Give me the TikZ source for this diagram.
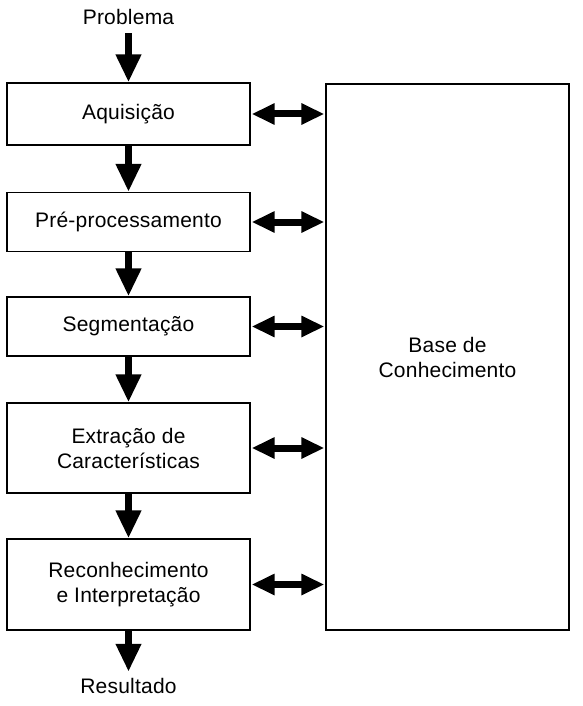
\documentclass[tikz,border=0pt]{standalone}
\usepackage{fontspec}
\setmainfont{Liberation Sans}[LetterSpace=1]
\usepackage{tikz}
\usetikzlibrary{positioning, arrows.meta}

\begin{document}
\begin{tikzpicture}[x=1pt, y=-1pt, every node/.style={font=\fontsize{21}{25}\selectfont},
  block/.style={draw, line width=1.3pt, minimum width=243pt, align=center, inner sep=0pt},
  flow/.style={-{Triangle[width=24pt, length=28pt]}, line width=7.5pt},
  link/.style={{Triangle[width=20pt, length=23pt]}-{Triangle[width=20pt, length=23pt]}, line width=7pt, shorten >=1pt, shorten <=1pt}]
\useasboundingbox (0,0) rectangle (582,706);
\node (prob) at (128.5,17) {Problema};
\node[block, minimum height=62pt] (aquis) at (128.5,114) {Aquisição};
\node[block, minimum height=59pt] (preproc) at (128.5,222) {Pré-processamento};
\node[block, minimum height=59pt] (segm) at (128.5,326.5) {Segmentação};
\node[block, minimum height=90pt] (extr) at (128.5,448) {Extração de\\Características};
\node[block, minimum height=91pt] (recon) at (128.5,584.5) {Reconhecimento\\e Interpretação};
\node (result) at (128.5,686) {Resultado};
\node[block, minimum height=546pt] (base) at (447.5,357) {Base de\\Conhecimento};
\draw[flow, shorten <=5pt] (prob) -- (aquis);
\draw[flow] (aquis) -- (preproc);
\draw[flow] (preproc) -- (segm);
\draw[flow] (segm) -- (extr);
\draw[flow] (extr) -- (recon);
\draw[flow, shorten >=3pt] (recon) -- (result);
\draw[link] (aquis.east) -- (aquis.east -| base.west);
\draw[link] (preproc.east) -- (preproc.east -| base.west);
\draw[link] (segm.east) -- (segm.east -| base.west);
\draw[link] (extr.east) -- (extr.east -| base.west);
\draw[link] (recon.east) -- (recon.east -| base.west);
\end{tikzpicture}
\end{document}
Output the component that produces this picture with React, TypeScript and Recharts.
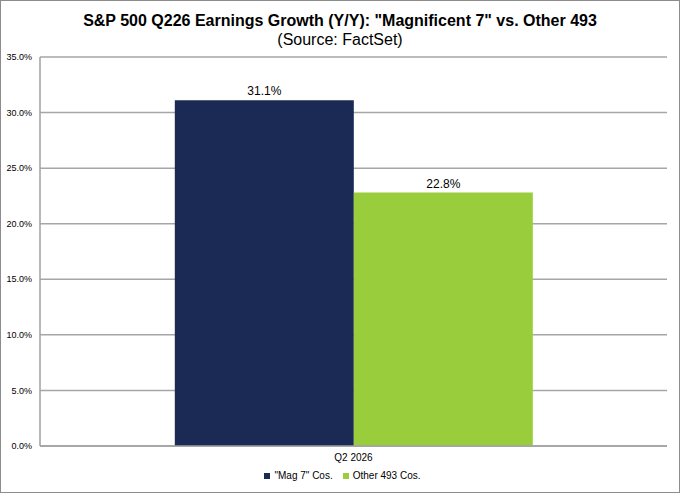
import React from 'react';
import {
  BarChart,
  Bar,
  XAxis,
  YAxis,
  CartesianGrid,
  Legend,
  LabelList,
} from 'recharts';

const categories = ['Q2 2026'];
const mag7Values = [31.1];
const otherValues = [22.8];
const yTicks = [0, 5, 10, 15, 20, 25, 30, 35];

const chartData = categories.map((name, i) => ({
  name,
  mag7: mag7Values[i],
  other: otherValues[i],
}));

const FONT = '"Liberation Sans", Arial, sans-serif';
const pct = (v: number) => `${Number(v).toFixed(1)}%`;

export default function App() {
  return (
    <div
      style={{
        position: 'absolute',
        left: 0,
        top: 0,
        width: 680,
        height: 493,
        boxSizing: 'border-box',
        border: '1px solid #8c8c8c',
        background: '#fff',
        fontFamily: FONT,
      }}
    >
      <div
        style={{
          position: 'absolute',
          left: 0,
          width: 678,
          top: 10,
          textAlign: 'center',
          fontWeight: 'bold',
          fontSize: 16,
          lineHeight: '19px',
          color: '#000',
        }}
      >
        S&amp;P 500 Q226 Earnings Growth (Y/Y): "Magnificent 7" vs. Other 493
      </div>
      <div
        style={{
          position: 'absolute',
          left: 0,
          width: 678,
          top: 29,
          textAlign: 'center',
          fontSize: 16,
          lineHeight: '19px',
          color: '#000',
        }}
      >
        (Source: FactSet)
      </div>
      <div style={{ position: 'absolute', left: -1, top: -1 }}>
        <BarChart
          width={680}
          height={493}
          data={chartData}
          margin={{ top: 57, right: 13, left: 0, bottom: 5 }}
          barCategoryGap="21.5%"
          barGap={0}
        >
          <CartesianGrid vertical={false} stroke="#a6a6a6" strokeWidth={1.5} />
          <XAxis
            dataKey="name"
            height={24}
            tickLine={false}
            axisLine={{ stroke: '#a0a0a0', strokeWidth: 1.5 }}
            tick={{ fill: '#000', fontSize: 10, fontFamily: FONT }}
          />
          <YAxis
            width={40}
            domain={[0, 35]}
            ticks={yTicks}
            tickFormatter={pct}
            tickLine={false}
            axisLine={{ stroke: '#a0a0a0', strokeWidth: 1.5 }}
            tick={{ fill: '#000', fontSize: 9, fontFamily: FONT }}
          />
          <Legend
            verticalAlign="bottom"
            height={18}
            iconType="square"
            iconSize={6}
            wrapperStyle={{ fontSize: 10, fontFamily: FONT, paddingLeft: 14 }}
            formatter={(value) => <span style={{ color: '#000' }}>{value}</span>}
          />
          <Bar dataKey="mag7" name={'"Mag 7" Cos.'} fill="#1a2a55" isAnimationActive={false}>
            <LabelList
              dataKey="mag7"
              position="top"
              offset={5}
              formatter={pct}
              style={{ fill: '#000', fontSize: 12, fontFamily: FONT }}
            />
          </Bar>
          <Bar dataKey="other" name="Other 493 Cos." fill="#9acd3c" isAnimationActive={false}>
            <LabelList
              dataKey="other"
              position="top"
              offset={5}
              formatter={pct}
              style={{ fill: '#000', fontSize: 12, fontFamily: FONT }}
            />
          </Bar>
        </BarChart>
      </div>
    </div>
  );
}
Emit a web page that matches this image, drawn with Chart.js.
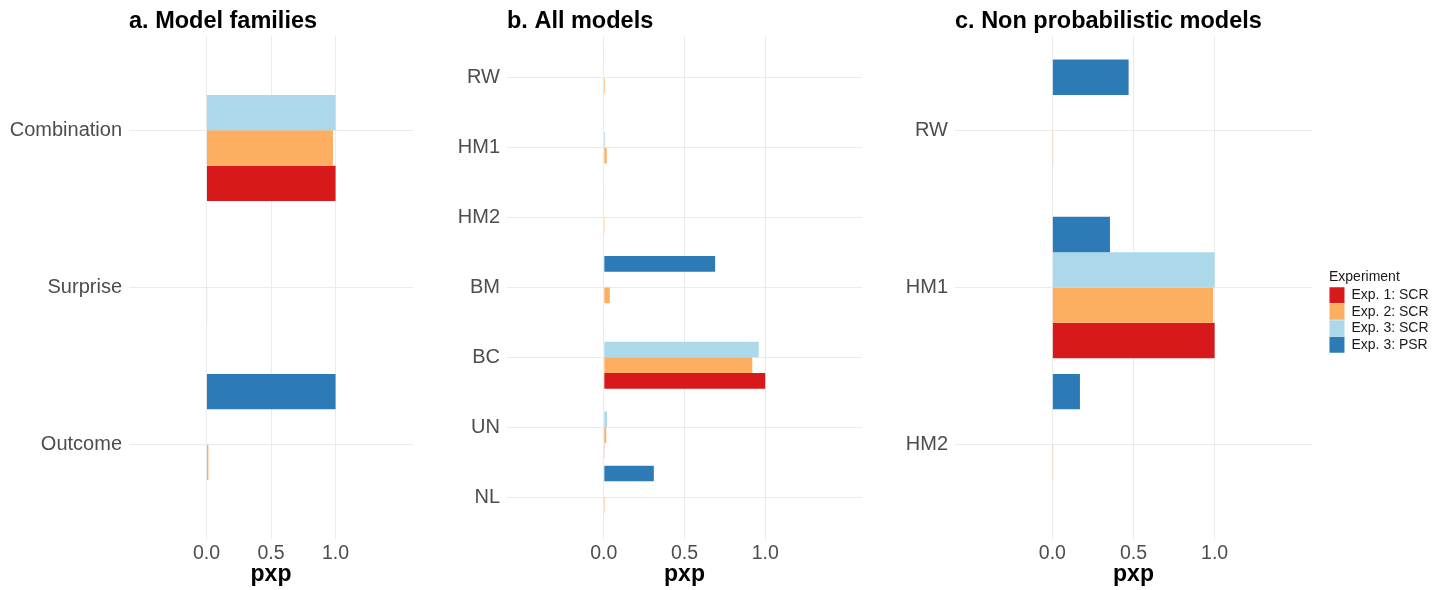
<!DOCTYPE html>
<html>
<head>
<meta charset="utf-8">
<title>pxp by experiment</title>
<script src="https://cdn.jsdelivr.net/npm/chart.js@4.4.1/dist/chart.umd.min.js"></script>
<style>
  body { margin: 0; background: #fff; }
  #wrap { position: relative; width: 1440px; height: 590px; }
  canvas { position: absolute; top: 0; }
</style>
</head>
<body>
<div id="wrap">
  <canvas id="panelA" width="440" height="590" style="left:0"></canvas>
  <canvas id="panelB" width="430" height="590" style="left:440px"></canvas>
  <canvas id="panelC" width="560" height="590" style="left:880px"></canvas>
</div>
<script>
const expLabels = ["Exp. 1: SCR", "Exp. 2: SCR", "Exp. 3: SCR", "Exp. 3: PSR"];
const expColors = ["#D7191C", "#FDAE61", "#ABD9E9", "#2C7BB6"];
const pxpTicks = [0, 0.5, 1.0];

const familyLabels = ["Combination", "Surprise", "Outcome"];
const familySCR1 = [1.0, 0, 0];
const familySCR2 = [0.98, 0.005, 0.015];
const familySCR3 = [1.0, 0, 0];
const familyPSR = [0, 0, 1.0];

const modelLabels = ["RW", "HM1", "HM2", "BM", "BC", "UN", "NL"];
const modelSCR1 = [0, 0, 0, 0, 1.0, 0.004, 0];
const modelSCR2 = [0.007, 0.018, 0.005, 0.037, 0.92, 0.015, 0.006];
const modelSCR3 = [0, 0.008, 0, 0, 0.96, 0.02, 0];
const modelPSR = [0.003, 0.003, 0.003, 0.69, 0.003, 0.003, 0.31];

const nonProbLabels = ["RW", "HM1", "HM2"];
const nonProbSCR1 = [0.003, 1.0, 0];
const nonProbSCR2 = [0.005, 0.99, 0.005];
const nonProbSCR3 = [0, 1.0, 0];
const nonProbPSR = [0.47, 0.355, 0.17];

const gridColor = "#EBEBEB";
const textColor = "#4D4D4D";

Chart.defaults.font.family = "'Liberation Sans', Arial, Helvetica, sans-serif";

// dodge order: PSR on top, Exp. 1 at the bottom of each group
function makeDatasets(series) {
  return [3, 2, 1, 0].map(k => ({
    label: expLabels[k],
    data: series[k].map((v, i) => ({ x: v, y: i })),
    backgroundColor: expColors[k],
    borderWidth: 0,
    yAxisID: "y",
    categoryPercentage: 0.9,
    barPercentage: 1.0
  }));
}

function drawPanel(id, title, labels, series, yWidth, padRight, withLegend) {
  const scales = {
    x: {
      type: "linear",
      min: -0.6,
      max: 1.6,
      afterBuildTicks: s => { s.ticks = pxpTicks.map(v => ({ value: v })); },
      afterFit: s => { s.height = 51; },
      grid: { color: gridColor, drawTicks: false },
      border: { display: false },
      ticks: { color: textColor, font: { size: 19.5 }, padding: 3, callback: v => v.toFixed(1) },
      title: { display: true, text: "pxp", color: "#000", font: { size: 23, weight: "bold" }, padding: { top: 0, bottom: 2 } }
    },
    y: {
      type: "linear",
      reverse: true,
      offset: false,
      min: -0.6,
      max: labels.length - 0.4,
      afterBuildTicks: s => { s.ticks = labels.map((c, i) => ({ value: i })); },
      afterFit: s => { s.width = yWidth; },
      grid: { color: gridColor, drawTicks: false, offset: false },
      border: { display: false },
      ticks: { color: textColor, font: { size: 20 }, padding: 7, autoSkip: false, callback: v => labels[v] }
    }
  };
  if (withLegend) {
    // empty strip between the panel and the legend
    scales.gap = {
      type: "linear",
      position: "right",
      grid: { display: false },
      border: { display: false },
      ticks: { display: false },
      afterFit: s => { s.width = 17; }
    };
  }

  new Chart(id, {
    type: "bar",
    data: { datasets: makeDatasets(series) },
    options: {
      indexAxis: "y",
      responsive: false,
      animation: false,
      events: [],
      devicePixelRatio: 1,
      layout: { padding: { left: 0, right: padRight, top: 0, bottom: 0 } },
      scales: scales,
      plugins: {
        title: {
          display: true,
          text: title,
          align: "start",
          fullSize: false,
          color: "#000",
          font: { size: 23.5, weight: "bold" },
          padding: { top: 7, bottom: 0.8 }
        },
        legend: {
          display: withLegend,
          position: "right",
          reverse: true,
          align: "center",
          maxWidth: 200,
          title: {
            display: true,
            text: "Experiment",
            position: "start",
            color: "#1a1a1a",
            font: { size: 14 },
            padding: { top: 33, bottom: 0 }
          },
          labels: { boxWidth: 15, boxHeight: 16, padding: 0.5, color: "#1a1a1a", font: { size: 14 } }
        },
        tooltip: { enabled: false }
      }
    }
  });
}

drawPanel("panelA", "a. Model families", familyLabels,
  [familySCR1, familySCR2, familySCR3, familyPSR], 129, 27, false);
drawPanel("panelB", "b. All models", modelLabels,
  [modelSCR1, modelSCR2, modelSCR3, modelPSR], 67, 8, false);
drawPanel("panelC", "c. Non probabilistic models", nonProbLabels,
  [nonProbSCR1, nonProbSCR2, nonProbSCR3, nonProbPSR], 75, 1.5, true);
</script>
</body>
</html>
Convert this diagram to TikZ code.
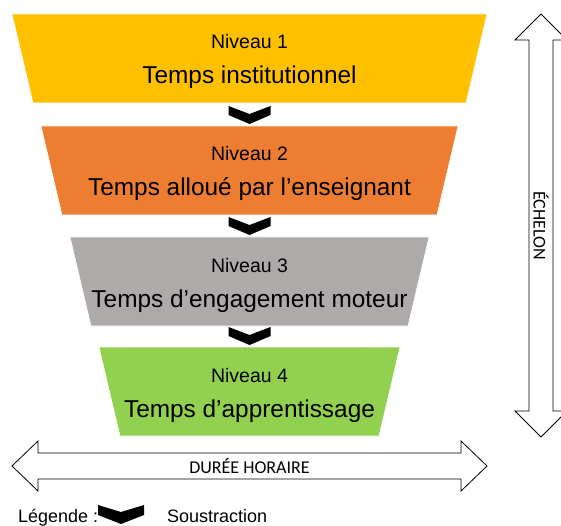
\documentclass[tikz,border=0pt]{standalone}
\usepackage{fontspec}
\setmainfont{Liberation Sans}
\newfontfamily\calibrifont{Carlito}
\usepackage{tikz}
\usetikzlibrary{calc}
\definecolor{levelone}{HTML}{FFC000}
\definecolor{leveltwo}{HTML}{ED7D31}
\definecolor{levelthree}{HTML}{AEAAAA}
\definecolor{levelfour}{HTML}{92D050}
\tikzset{level/.style={draw=white, line width=0.6pt}}
\tikzset{subtraction/.style={fill=black}}
\tikzset{blockarrow/.style={draw=black, fill=white, line width=0.8pt, line join=miter}}
\tikzset{smalltext/.style={font=\fontsize{19.5}{20}\selectfont, anchor=base, inner sep=0pt}}
\tikzset{bigtext/.style={font=\fontsize{24.4}{25}\selectfont, anchor=base, inner sep=0pt}}
\tikzset{axistext/.style={font=\calibrifont\fontsize{18}{19}\selectfont, inner sep=0pt}}
\tikzset{legendtext/.style={font=\fontsize{18}{19}\selectfont, anchor=base west, inner sep=0pt}}

\begin{document}
\begin{tikzpicture}[x=1pt, y=-1pt]
    \clip (0, 0) rectangle (561, 526);
    \fill[white] (0, 0) rectangle (561, 526);
    % the four levels
    \foreach \ytop/\hw/\col/\lvl/\label in {14/237.5/levelone/1/Temps institutionnel,
            126/208.5/leveltwo/2/Temps alloué par l’enseignant,
            237/179.5/levelthree/3/Temps d’engagement moteur,
            347/150.5/levelfour/4/Temps d’apprentissage}{
        \fill[level, fill=\col] (249.5-\hw, \ytop) -- (249.5+\hw, \ytop)
            -- (249.5+\hw-21, \ytop+89) -- (249.5-\hw+21, \ytop+89) -- cycle;
        \node[smalltext] (niveau\lvl) at (249.5, \ytop+35) {Niveau \lvl};
        \node[bigtext] (temps\lvl) at (249.5, \ytop+70) {\label};
    }
    % subtraction chevrons
    \foreach \ytop in {106, 217, 327}{
        \fill[subtraction, shift={(249.5, \ytop)}] (-21, 0) -- (0, 8) -- (21, 0)
            -- (21, 9) -- (0, 18) -- (-21, 9) -- cycle;
    }
    % duration arrow
    \draw[blockarrow] (12, 466) -- (38, 441) -- (38, 453) -- (461, 453) -- (461, 441)
        -- (487, 466) -- (461, 491) -- (461, 479) -- (38, 479) -- (38, 491) -- cycle;
    \node[axistext] (duree) at (249.5, 466) {DURÉE HORAIRE};
    % echelon arrow
    \draw[blockarrow] (541, 14) -- (567, 40) -- (553, 40) -- (553, 411) -- (567, 411)
        -- (541, 437) -- (515, 411) -- (529, 411) -- (529, 40) -- (515, 40) -- cycle;
    \node[axistext, rotate=-90] (echelon) at (541, 225.5) {ÉCHELON};
    % legend
    \node[legendtext] (legende) at (18, 522) {Légende :};
    \fill[subtraction, shift={(121, 505)}] (-23, 0) -- (0, 7) -- (23, 0)
        -- (23, 10) -- (0, 19) -- (-23, 10) -- cycle;
    \node[legendtext] (soustraction) at (167, 522) {Soustraction};
\end{tikzpicture}
\end{document}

Task brief
Identify every line above that includes the word "React", and show those lines.

The response
Output the component that produces this picture with React, TypeScript and Recharts.
import React from 'react';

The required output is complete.